Directive
Examine the entries below, count the lines holding the string "this", and respond with the number only.

Charts and diagrams as code
+ + + +
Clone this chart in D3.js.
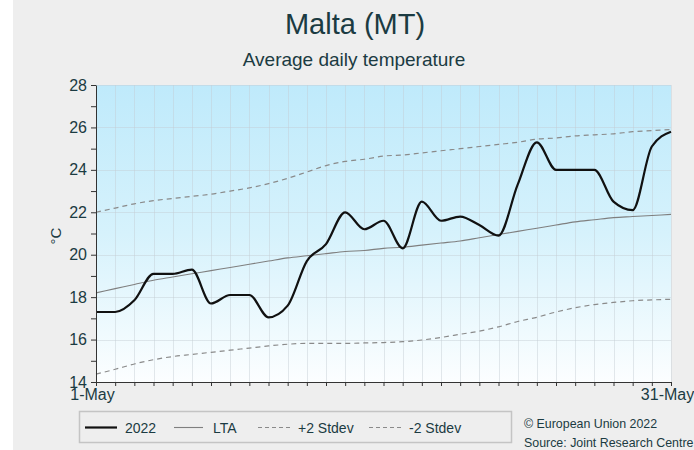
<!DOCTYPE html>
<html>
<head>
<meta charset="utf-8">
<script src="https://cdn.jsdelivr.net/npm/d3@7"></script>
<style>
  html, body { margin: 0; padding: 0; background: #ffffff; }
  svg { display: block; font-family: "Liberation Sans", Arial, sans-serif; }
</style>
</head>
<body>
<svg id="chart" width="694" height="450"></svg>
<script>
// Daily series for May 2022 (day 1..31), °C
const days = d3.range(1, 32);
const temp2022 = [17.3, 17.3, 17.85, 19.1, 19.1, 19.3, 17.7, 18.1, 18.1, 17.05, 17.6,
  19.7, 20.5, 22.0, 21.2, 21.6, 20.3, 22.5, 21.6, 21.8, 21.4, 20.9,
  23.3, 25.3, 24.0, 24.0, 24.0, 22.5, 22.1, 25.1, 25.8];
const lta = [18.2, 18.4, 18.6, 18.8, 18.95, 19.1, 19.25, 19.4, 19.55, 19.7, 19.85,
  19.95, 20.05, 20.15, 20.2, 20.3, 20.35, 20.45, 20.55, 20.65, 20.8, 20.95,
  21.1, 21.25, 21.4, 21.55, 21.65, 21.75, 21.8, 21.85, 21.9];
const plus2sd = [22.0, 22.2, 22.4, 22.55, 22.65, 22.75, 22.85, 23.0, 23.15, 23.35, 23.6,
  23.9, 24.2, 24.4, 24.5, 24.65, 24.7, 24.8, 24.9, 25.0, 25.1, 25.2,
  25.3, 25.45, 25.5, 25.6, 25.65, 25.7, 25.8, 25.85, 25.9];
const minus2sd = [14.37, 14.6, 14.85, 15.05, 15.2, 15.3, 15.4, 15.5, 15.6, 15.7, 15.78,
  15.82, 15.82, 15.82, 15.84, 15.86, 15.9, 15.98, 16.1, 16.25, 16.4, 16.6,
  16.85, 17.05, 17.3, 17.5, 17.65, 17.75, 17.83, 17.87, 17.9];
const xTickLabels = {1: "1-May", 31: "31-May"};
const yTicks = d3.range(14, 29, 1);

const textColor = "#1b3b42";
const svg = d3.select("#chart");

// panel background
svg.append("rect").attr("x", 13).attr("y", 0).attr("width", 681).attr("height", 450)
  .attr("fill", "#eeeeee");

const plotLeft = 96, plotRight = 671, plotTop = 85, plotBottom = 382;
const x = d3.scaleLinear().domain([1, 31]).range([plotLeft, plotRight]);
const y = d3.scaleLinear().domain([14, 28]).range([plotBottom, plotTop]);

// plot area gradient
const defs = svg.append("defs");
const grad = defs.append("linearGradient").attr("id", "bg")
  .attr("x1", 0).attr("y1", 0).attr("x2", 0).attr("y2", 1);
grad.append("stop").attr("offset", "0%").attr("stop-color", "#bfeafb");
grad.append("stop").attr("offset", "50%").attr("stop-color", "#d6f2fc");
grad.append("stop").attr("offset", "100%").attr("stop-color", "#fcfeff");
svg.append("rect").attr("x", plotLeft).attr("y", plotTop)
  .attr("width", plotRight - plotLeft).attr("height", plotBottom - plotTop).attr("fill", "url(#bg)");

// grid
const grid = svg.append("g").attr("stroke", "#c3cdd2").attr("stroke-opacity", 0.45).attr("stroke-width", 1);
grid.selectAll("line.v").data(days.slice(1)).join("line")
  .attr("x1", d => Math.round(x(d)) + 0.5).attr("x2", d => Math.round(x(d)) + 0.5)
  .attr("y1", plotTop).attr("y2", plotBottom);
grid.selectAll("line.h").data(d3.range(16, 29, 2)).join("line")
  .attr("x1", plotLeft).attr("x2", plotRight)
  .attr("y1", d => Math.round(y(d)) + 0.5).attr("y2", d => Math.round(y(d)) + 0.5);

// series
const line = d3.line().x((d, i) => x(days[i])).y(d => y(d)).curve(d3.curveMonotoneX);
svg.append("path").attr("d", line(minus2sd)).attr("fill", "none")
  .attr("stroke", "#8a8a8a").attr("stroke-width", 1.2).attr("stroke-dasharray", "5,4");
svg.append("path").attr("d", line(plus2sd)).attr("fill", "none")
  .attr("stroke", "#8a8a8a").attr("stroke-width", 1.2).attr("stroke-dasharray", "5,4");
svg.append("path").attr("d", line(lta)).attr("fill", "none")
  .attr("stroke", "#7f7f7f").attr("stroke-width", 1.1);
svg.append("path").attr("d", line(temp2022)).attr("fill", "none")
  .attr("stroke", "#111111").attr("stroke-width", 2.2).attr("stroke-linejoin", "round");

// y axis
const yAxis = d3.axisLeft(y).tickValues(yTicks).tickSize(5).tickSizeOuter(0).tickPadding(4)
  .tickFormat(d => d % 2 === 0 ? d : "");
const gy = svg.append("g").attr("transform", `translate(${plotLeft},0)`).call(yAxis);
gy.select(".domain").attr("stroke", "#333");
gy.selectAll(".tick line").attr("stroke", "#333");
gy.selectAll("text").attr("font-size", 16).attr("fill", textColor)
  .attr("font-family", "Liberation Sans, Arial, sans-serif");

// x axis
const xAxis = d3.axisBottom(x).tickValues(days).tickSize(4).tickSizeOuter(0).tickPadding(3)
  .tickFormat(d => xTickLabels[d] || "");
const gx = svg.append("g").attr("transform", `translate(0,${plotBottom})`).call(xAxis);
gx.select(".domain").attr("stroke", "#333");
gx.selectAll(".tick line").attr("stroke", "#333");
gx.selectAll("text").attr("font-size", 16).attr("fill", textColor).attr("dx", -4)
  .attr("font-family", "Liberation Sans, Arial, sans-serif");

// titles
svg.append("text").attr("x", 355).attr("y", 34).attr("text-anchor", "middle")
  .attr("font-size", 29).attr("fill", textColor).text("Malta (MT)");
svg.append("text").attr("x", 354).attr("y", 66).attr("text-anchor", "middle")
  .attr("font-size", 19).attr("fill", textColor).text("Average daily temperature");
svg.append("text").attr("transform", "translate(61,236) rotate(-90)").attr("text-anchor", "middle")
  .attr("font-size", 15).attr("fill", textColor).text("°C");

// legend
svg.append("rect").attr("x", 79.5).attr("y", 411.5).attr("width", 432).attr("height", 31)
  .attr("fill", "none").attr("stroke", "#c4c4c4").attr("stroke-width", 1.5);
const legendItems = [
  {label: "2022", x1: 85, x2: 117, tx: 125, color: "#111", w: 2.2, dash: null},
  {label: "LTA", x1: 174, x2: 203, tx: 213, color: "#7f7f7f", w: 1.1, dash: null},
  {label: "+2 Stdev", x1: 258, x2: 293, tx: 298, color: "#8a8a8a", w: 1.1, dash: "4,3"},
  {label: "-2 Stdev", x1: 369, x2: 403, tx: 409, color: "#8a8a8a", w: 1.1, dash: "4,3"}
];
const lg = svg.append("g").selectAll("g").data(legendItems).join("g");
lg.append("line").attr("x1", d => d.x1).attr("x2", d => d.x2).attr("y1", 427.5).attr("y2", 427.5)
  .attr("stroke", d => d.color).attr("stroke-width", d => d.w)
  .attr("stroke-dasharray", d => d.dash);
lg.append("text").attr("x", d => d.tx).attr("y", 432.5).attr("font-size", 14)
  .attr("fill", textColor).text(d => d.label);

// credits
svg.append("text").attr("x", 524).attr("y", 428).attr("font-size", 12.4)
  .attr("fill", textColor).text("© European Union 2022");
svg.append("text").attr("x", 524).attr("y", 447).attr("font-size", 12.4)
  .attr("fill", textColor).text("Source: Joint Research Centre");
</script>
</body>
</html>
+ + + +
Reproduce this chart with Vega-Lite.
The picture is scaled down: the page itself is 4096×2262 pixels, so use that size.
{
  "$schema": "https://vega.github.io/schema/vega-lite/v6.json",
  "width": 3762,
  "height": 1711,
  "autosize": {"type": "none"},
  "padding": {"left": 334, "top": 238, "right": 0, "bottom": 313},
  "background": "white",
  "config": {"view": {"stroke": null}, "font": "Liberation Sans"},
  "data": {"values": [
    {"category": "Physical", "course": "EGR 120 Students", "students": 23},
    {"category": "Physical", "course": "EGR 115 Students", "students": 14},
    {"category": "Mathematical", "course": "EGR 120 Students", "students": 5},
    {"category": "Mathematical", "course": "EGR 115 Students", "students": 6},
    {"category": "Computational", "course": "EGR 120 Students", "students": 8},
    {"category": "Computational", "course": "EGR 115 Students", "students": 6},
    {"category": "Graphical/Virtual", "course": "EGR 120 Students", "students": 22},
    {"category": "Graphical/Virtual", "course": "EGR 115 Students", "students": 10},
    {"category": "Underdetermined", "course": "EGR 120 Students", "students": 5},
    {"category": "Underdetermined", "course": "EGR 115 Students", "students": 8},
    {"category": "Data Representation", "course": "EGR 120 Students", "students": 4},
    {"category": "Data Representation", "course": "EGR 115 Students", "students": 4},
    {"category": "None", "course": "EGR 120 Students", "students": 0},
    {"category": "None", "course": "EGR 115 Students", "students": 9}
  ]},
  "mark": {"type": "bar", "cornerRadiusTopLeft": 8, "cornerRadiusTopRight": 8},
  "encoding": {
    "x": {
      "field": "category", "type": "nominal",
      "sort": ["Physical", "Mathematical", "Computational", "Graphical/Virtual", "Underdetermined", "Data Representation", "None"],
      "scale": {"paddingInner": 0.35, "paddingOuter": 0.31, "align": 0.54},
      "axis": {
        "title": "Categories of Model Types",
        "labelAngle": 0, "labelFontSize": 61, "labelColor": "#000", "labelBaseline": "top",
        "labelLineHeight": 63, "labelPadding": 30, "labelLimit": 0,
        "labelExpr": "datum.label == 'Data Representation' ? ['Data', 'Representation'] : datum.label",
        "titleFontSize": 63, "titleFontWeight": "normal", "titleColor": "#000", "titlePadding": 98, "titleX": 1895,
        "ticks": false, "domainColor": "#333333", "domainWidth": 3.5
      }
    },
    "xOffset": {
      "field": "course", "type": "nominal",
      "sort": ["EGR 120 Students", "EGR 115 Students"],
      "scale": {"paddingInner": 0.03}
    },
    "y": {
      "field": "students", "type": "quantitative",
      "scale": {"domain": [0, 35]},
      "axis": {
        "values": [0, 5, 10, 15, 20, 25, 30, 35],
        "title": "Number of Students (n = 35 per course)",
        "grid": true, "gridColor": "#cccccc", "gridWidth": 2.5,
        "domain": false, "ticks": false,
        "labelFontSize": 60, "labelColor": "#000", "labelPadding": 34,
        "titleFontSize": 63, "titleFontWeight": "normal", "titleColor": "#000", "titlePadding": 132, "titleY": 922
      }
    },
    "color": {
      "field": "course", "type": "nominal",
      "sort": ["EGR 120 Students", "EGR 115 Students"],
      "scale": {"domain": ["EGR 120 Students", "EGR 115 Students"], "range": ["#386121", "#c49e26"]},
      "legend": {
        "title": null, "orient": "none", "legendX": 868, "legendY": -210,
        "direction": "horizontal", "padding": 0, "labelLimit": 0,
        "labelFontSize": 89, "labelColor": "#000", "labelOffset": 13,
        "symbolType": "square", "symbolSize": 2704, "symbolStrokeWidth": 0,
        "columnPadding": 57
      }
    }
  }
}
+ + + +
Final answer
2